- Academy of Security Engineering and Technology
- Interactive map of Thuận Thành
- Coordinates: 21°03′07″N 106°05′28″E﻿ / ﻿21.051956576722734°N 106.0910590154706°E
- Country: Vietnam
- Region: Red River Delta
- City: Bắc Ninh
- Established: 16 June 2025
- People's Committee headquarters: Siêu Loại Street, Administrative Center area

Area
- • Total: 26.58 km^{2} (10.26 sq mi)

Population (31 December 2024)
- • Total: 52,318
- • Density: 1,968/km^{2} (5,100/sq mi)
- Area code: 09400
- Website: thuanthanh.bacninh.gov.vn

= Thuận Thành =

Thuận Thành is a ward of Bắc Ninh, Vietnam. The ward inherited its name from the former Thuận Thành town in Bắc Ninh province.

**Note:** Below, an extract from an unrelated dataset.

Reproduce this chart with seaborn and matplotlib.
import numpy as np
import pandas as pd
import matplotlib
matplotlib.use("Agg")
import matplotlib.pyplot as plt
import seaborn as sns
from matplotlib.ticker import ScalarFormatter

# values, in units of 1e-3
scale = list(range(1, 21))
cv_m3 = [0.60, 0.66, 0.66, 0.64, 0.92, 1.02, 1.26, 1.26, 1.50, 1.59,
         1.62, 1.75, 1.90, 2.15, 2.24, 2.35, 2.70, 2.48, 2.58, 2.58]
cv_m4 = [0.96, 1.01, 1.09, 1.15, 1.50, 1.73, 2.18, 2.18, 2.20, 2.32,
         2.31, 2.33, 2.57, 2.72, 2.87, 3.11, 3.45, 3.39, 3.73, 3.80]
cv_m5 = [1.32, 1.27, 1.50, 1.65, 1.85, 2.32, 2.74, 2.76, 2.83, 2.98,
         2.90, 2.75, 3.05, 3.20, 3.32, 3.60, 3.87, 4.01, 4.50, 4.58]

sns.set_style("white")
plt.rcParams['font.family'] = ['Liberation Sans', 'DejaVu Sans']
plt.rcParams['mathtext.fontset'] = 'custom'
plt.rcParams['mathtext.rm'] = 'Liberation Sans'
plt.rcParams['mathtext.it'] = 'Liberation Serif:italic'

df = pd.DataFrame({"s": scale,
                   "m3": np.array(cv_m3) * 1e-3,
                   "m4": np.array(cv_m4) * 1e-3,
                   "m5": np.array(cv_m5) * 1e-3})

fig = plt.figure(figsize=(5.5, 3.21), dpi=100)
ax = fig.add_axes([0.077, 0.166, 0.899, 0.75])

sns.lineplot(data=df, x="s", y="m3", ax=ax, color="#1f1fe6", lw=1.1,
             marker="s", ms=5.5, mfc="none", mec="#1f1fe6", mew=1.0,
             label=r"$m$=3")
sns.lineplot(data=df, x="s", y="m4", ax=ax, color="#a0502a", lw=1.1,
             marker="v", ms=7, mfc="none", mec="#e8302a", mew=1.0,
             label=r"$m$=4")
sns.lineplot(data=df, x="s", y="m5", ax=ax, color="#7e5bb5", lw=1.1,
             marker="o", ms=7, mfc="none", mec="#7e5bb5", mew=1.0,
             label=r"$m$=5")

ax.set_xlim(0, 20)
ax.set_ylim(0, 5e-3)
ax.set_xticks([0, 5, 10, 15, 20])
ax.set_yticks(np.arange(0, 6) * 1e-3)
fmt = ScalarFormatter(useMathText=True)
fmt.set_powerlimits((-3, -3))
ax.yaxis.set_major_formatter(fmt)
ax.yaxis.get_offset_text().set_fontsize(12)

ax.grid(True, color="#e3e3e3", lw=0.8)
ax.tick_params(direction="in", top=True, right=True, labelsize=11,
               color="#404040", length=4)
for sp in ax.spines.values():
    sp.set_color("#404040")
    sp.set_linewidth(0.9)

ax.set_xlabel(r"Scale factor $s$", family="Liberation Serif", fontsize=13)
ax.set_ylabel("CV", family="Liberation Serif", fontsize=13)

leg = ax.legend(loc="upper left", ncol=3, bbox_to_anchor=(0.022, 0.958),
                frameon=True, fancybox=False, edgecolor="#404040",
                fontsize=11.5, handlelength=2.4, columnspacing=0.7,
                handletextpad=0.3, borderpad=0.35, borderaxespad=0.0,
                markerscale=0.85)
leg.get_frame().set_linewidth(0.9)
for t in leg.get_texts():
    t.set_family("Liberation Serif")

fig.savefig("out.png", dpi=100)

Thuận Thành Ward forms part of the Thuận Thành Grade III urban area of Bắc Ninh. The ward is home to the intangible cultural heritage of Đông Hồ folk painting, which is inscribed on UNESCO's List of Intangible Cultural Heritage in Need of Urgent Safeguarding.

==History==

The name Thuận Thành Ward was inherited from the former Thuận Thành town.

On 16 June 2025:

- The National Assembly of Vietnam adopted Resolution No. 203/2025/QH15 amending and supplementing several articles of the Constitution of the Socialist Republic of Vietnam. Under the resolution, district-level administrative units throughout the country ceased to operate from 1 July 2025.
- The Standing Committee of the National Assembly adopted Resolution No. 1658/NQ-UBTVQH15 on the reorganization of commune-level administrative units in Bắc Ninh province in 2025. Under the resolution, the entire natural area and population of the wards of Hồ, Song Hồ, and Gia Đông, together with the commune of Đại Đồng Thành, were merged to form a new ward named Thuận Thành.

On 24 August 2026, the National Assembly adopted Resolution No. 39/2026/QH16 establishing the municipality of Bắc Ninh from the entire natural area and population of Bắc Ninh province. The resolution took effect on 20 September 2026. Thuận Thành Ward has since been part of Bắc Ninh.